(WHAT YOU ARE ASKED TO DO):
Bring together all lines of the material below that contain the string "code".

(STORED DATA):
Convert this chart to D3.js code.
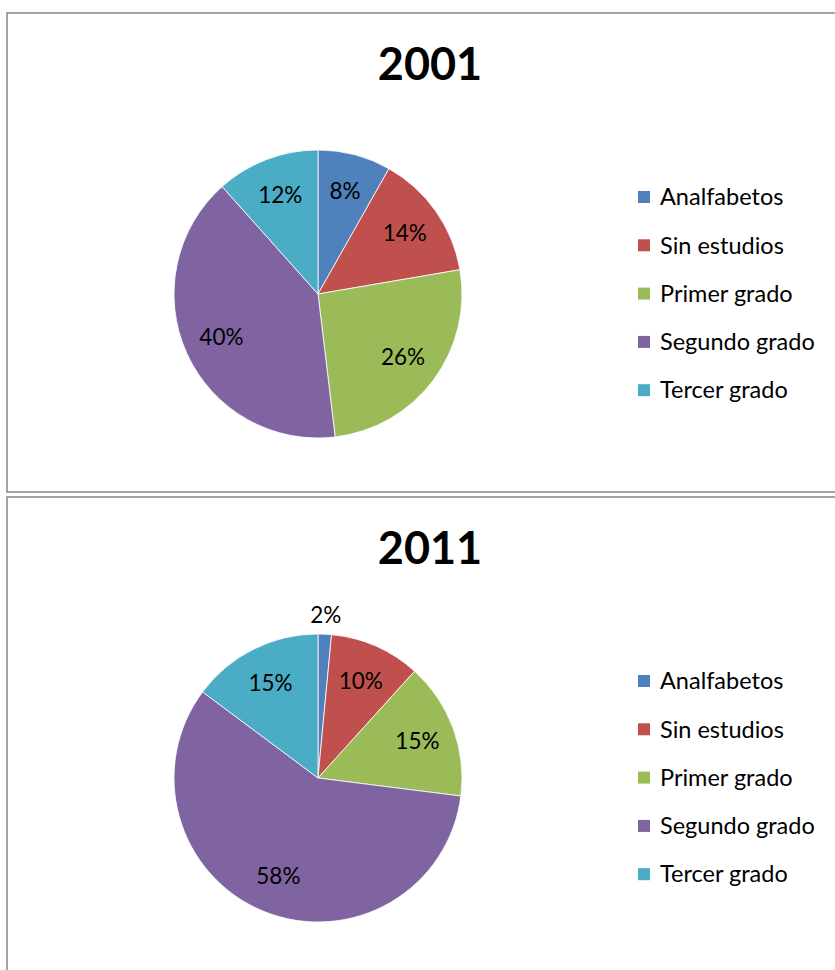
<!DOCTYPE html>
<html><head><meta charset="utf-8">
<script src="https://cdn.jsdelivr.net/npm/d3@7"></script>
<style>body{margin:0;background:#fff;}svg{display:block;}</style>
</head><body>
<svg id="c" width="835" height="970"></svg>
<script>
const categories = ["Analfabetos","Sin estudios","Primer grado","Segundo grado","Tercer grado"];
const colors = ["#4F81BD","#C0504D","#9BBB59","#8064A2","#4BACC6"];
const titles = ["2001","2011"];
const values2001 = [8.2, 14.1, 25.8, 40.3, 11.6];
const values2011 = [1.5, 10.2, 15.3, 58.2, 14.8];
const series = [values2001, values2011];

const svg = d3.select("#c");
const font = "Lato, 'Open Sans', sans-serif";
const panelTops = [13, 497];
const panelBottoms = [492, 1000];

panelTops.forEach((top, i) => {
  const g = svg.append("g");
  g.append("rect").attr("x", 7).attr("y", top).attr("width", 900)
    .attr("height", panelBottoms[i] - top)
    .attr("fill", "#fff").attr("stroke", "#868686").attr("stroke-width", 1.5);

  g.append("text").attr("x", 430).attr("y", top + 67)
    .attr("text-anchor", "middle").attr("font-family", font)
    .attr("font-weight", "bold").attr("font-size", 45).attr("fill", "#000")
    .text(titles[i]);

  const cx = 318, cy = top + 281, R = 144;
  const pie = d3.pie().sort(null).value(d => d);
  const arcs = pie(series[i]);
  const arc = d3.arc().innerRadius(0).outerRadius(R);
  const pg = g.append("g").attr("transform", `translate(${cx},${cy})`);
  pg.selectAll("path").data(arcs).join("path")
    .attr("d", arc).attr("fill", (d, j) => colors[j])
    .attr("stroke", "#fff").attr("stroke-width", 0.8);

  const labelArc = d3.arc().innerRadius(106).outerRadius(106);
  const outArc = d3.arc().innerRadius(163).outerRadius(163);
  pg.selectAll("text").data(arcs).join("text")
    .attr("transform", d => {
      const small = (d.endAngle - d.startAngle) < 0.15;
      const p = (small ? outArc : labelArc).centroid(d);
      return `translate(${p[0]},${p[1]})`;
    })
    .attr("text-anchor", "middle").attr("dy", "0.35em")
    .attr("font-family", font).attr("font-size", 22.5).attr("fill", "#000")
    .text(d => Math.round(d.data) + "%");

  const lg = g.append("g");
  categories.forEach((c, j) => {
    const y = top + 184 + j * 48.3;
    lg.append("rect").attr("x", 638).attr("y", y - 6).attr("width", 12).attr("height", 12)
      .attr("fill", colors[j]);
    lg.append("text").attr("x", 660).attr("y", y).attr("dy", "0.35em")
      .attr("font-family", font).attr("font-size", 23.5).attr("fill", "#000").text(c);
  });
});
</script>
</body></html>
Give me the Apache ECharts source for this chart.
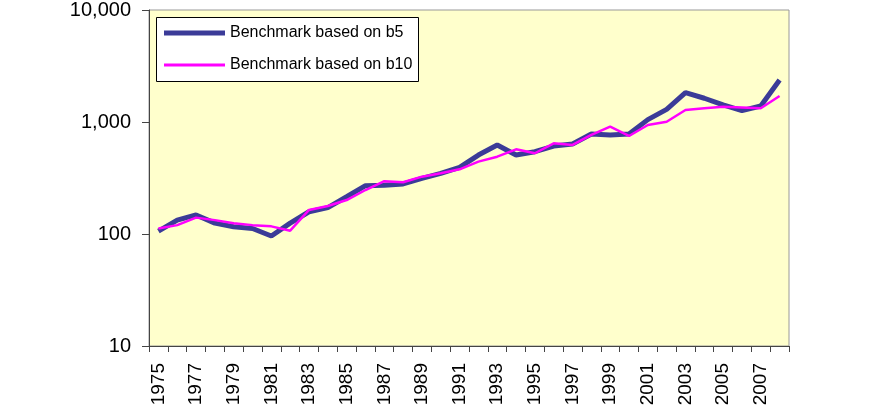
<!DOCTYPE html>
<html>
<head>
<meta charset="utf-8">
<script src="https://cdn.jsdelivr.net/npm/echarts@6/dist/echarts.min.js"></script>
<style>
html,body{margin:0;padding:0;background:#fff;}
#chart{width:882px;height:412px;}
</style>
</head>
<body>
<div id="chart"></div>
<script>
var years = ["1975","1976","1977","1978","1979","1980","1981","1982","1983","1984","1985","1986","1987","1988","1989","1990","1991","1992","1993","1994","1995","1996","1997","1998","1999","2000","2001","2002","2003","2004","2005","2006","2007","2008"];
var b5Values = [106,133,148,125,116,112,96,125,158,172,215,270,272,280,314,348,394,507,624,507,543,610,637,782,766,782,1050,1297,1828,1630,1419,1262,1390,2371];
var b10Values = [112,120,140,133,125,120,117,107,164,178,201,247,296,290,325,348,378,443,490,570,526,645,624,766,908,750,940,1006,1280,1325,1370,1350,1325,1706];
var seriesNames = ["Benchmark based on b5","Benchmark based on b10"];
var colors = ['#3b3b98', '#ff00ff'];
var FONT = 'Liberation Sans, Arial, sans-serif';

var chart = echarts.init(document.getElementById('chart'));
chart.setOption({
  animation: false,
  backgroundColor: '#ffffff',
  textStyle: {fontFamily: FONT},
  grid: {
    left: 149, right: 93, top: 10, bottom: 66,
    show: true, backgroundColor: '#ffffcc', borderColor: '#999999', borderWidth: 1
  },
  graphic: [{
    type: 'rect', z: 3,
    shape: {x: 156.5, y: 17.5, width: 262, height: 64},
    style: {fill: '#ffffff', stroke: '#000000', lineWidth: 1}
  }],
  legend: [
    {
      orient: 'vertical', left: 164, top: 24, z: 5, padding: 0,
      icon: 'rect', itemWidth: 61, itemHeight: 5,
      textStyle: {fontSize: 16, color: '#000', fontFamily: FONT, lineHeight: 18},
      data: [seriesNames[0]]
    },
    {
      orient: 'vertical', left: 164, top: 56, z: 5, padding: 0,
      icon: 'rect', itemWidth: 61, itemHeight: 3,
      textStyle: {fontSize: 16, color: '#000', fontFamily: FONT, lineHeight: 18},
      data: [seriesNames[1]]
    }
  ],
  xAxis: {
    type: 'category',
    data: years,
    boundaryGap: true,
    axisLine: {lineStyle: {color: '#444', width: 1}},
    axisTick: {show: true, length: 6, interval: 0, lineStyle: {color: '#444'}},
    axisLabel: {interval: 1, rotate: 90, fontSize: 19, color: '#000', margin: 17, fontFamily: FONT},
    splitLine: {show: false}
  },
  yAxis: {
    type: 'log',
    logBase: 10,
    min: 10, max: 10000,
    axisLine: {show: true, lineStyle: {color: '#444', width: 1}},
    axisTick: {show: true, length: 7, lineStyle: {color: '#444'}},
    minorTick: {show: false},
    axisLabel: {fontSize: 20, color: '#000', margin: 18, fontFamily: FONT,
      formatter: function(v){ return Math.round(v).toLocaleString('en-US'); }},
    splitLine: {show: false}
  },
  series: [
    {
      name: seriesNames[0], type: 'line', data: b5Values,
      symbol: 'none', smooth: false,
      lineStyle: {color: colors[0], width: 5},
      itemStyle: {color: colors[0]}
    },
    {
      name: seriesNames[1], type: 'line', data: b10Values,
      symbol: 'none', smooth: false,
      lineStyle: {color: colors[1], width: 2.5},
      itemStyle: {color: colors[1]}
    }
  ]
});
</script>
</body>
</html>
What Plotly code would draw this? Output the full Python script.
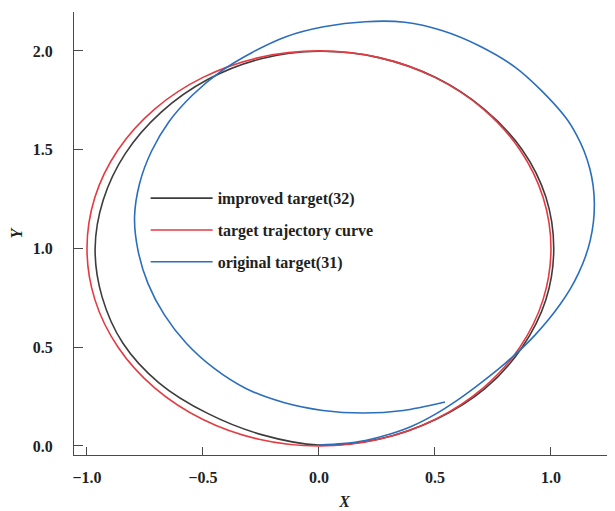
import plotly.graph_objects as go

# improved target(32)
improved_x = [0.0, 0.26, 0.505, 0.715, 0.876, 0.978, 1.012, 0.978, 0.876, 0.712, 0.503, 0.258, 0.0,
              -0.25, -0.48, -0.68, -0.835, -0.93, -0.965, -0.935, -0.845, -0.69, -0.48, -0.24, 0.0]
improved_y = [0.005, 0.035, 0.135, 0.29, 0.5, 0.74, 1.0, 1.26, 1.5, 1.705, 1.865, 1.966, 1.998,
              1.96, 1.855, 1.69, 1.48, 1.245, 1.0, 0.755, 0.52, 0.32, 0.165, 0.055, 0.005]

# target trajectory curve
target_x = [0.0, 0.259, 0.5, 0.707, 0.866, 0.966, 1.0, 0.966, 0.866, 0.707, 0.5, 0.259, 0.0,
            -0.259, -0.5, -0.707, -0.866, -0.966, -1.0, -0.966, -0.866, -0.707, -0.5, -0.259, 0.0]
target_y = [0.0, 0.034, 0.134, 0.293, 0.5, 0.741, 1.0, 1.259, 1.5, 1.707, 1.866, 1.966, 2.0,
            1.966, 1.866, 1.707, 1.5, 1.259, 1.0, 0.741, 0.5, 0.293, 0.134, 0.034, 0.0]

# original target(31)
original_x = [0.0, 0.1, 0.2, 0.3, 0.4, 0.5, 0.6, 0.67, 0.738, 0.805, 0.869, 0.93, 0.987, 1.039,
              1.082, 1.118, 1.148, 1.17, 1.183, 1.187, 1.182, 1.167, 1.143, 1.11, 1.065, 0.958,
              0.845, 0.69, 0.53, 0.37, 0.2, 0.02, -0.142, -0.29, -0.426, -0.545, -0.646, -0.722,
              -0.773, -0.795, -0.78, -0.737, -0.667, -0.572, -0.453, -0.313, -0.152, 0.017,
              0.19, 0.363, 0.543]
original_y = [0.005, 0.012, 0.028, 0.058, 0.1, 0.16, 0.235, 0.2945, 0.356, 0.421, 0.488, 0.56, 0.636,
              0.716, 0.793, 0.873, 0.957, 1.045, 1.134, 1.225, 1.316, 1.406, 1.4925, 1.575, 1.66,
              1.8, 1.918, 2.026, 2.103, 2.145, 2.148, 2.122, 2.072, 1.991, 1.894, 1.777, 1.643,
              1.492, 1.33, 1.16, 0.989, 0.822, 0.665, 0.52, 0.394, 0.29, 0.22, 0.18,
              0.167, 0.18, 0.223]

x_ticks = [-1.0, -0.5, 0.0, 0.5, 1.0]
y_ticks = [0.0, 0.5, 1.0, 1.5, 2.0]

FONT = "Liberation Serif"
TXT = "#231f20"

fig = go.Figure()
fig.add_trace(go.Scatter(x=improved_x, y=improved_y, mode="lines", name="<b>improved target(32)</b>",
                         line=dict(color="#3d3d3d", width=1.6, shape="spline"), legendgroup="a"))
fig.add_trace(go.Scatter(x=target_x, y=target_y, mode="lines", name="<b>target trajectory curve</b>",
                         line=dict(color="#e63a42", width=1.6, shape="spline"), legendgroup="b"))
fig.add_trace(go.Scatter(x=original_x, y=original_y, mode="lines", name="<b>original target(31)</b>",
                         line=dict(color="#2a6ebd", width=1.6, shape="spline", smoothing=0.8),
                         legendgroup="c"))

axis_common = dict(showgrid=False, zeroline=False, showline=True, linecolor="#4a4a4a", linewidth=1.2,
                   ticks="inside", tickcolor="#4a4a4a", tickwidth=1.2, automargin=False,
                   tickfont=dict(family=FONT, size=16, color=TXT, weight="bold"), tickformat=".1f")

# the page body adds an 8px offset, margins compensate for it
fig.update_layout(
    width=615, height=511,
    margin=dict(l=66, r=8, t=4, b=64),
    paper_bgcolor="white", plot_bgcolor="white",
    showlegend=True,
    legend=dict(x=0.1324, y=0.618, xanchor="left", yanchor="top", bgcolor="rgba(0,0,0,0)",
                font=dict(family=FONT, size=16, color=TXT), traceorder="grouped",
                tracegroupgap=8, itemwidth=62),
    xaxis=dict(range=[-1.056, 1.276], tickvals=x_ticks, ticklen=8, ticklabelstandoff=8,
               title=dict(text="<b><i>X</i></b>", font=dict(family=FONT, size=16, color=TXT), standoff=10),
               **axis_common),
    yaxis=dict(range=[-0.0456, 2.197], tickvals=y_ticks, ticklen=9, ticklabelstandoff=17,
               title=dict(text="<b><i>Y</i></b>", font=dict(family=FONT, size=16, color=TXT), standoff=10),
               **axis_common),
)

fig.write_html("out.html")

(CORRECT RESULT):
Convert this chart to D3.js code.
What Plotly code would draw this? Output the full Python script.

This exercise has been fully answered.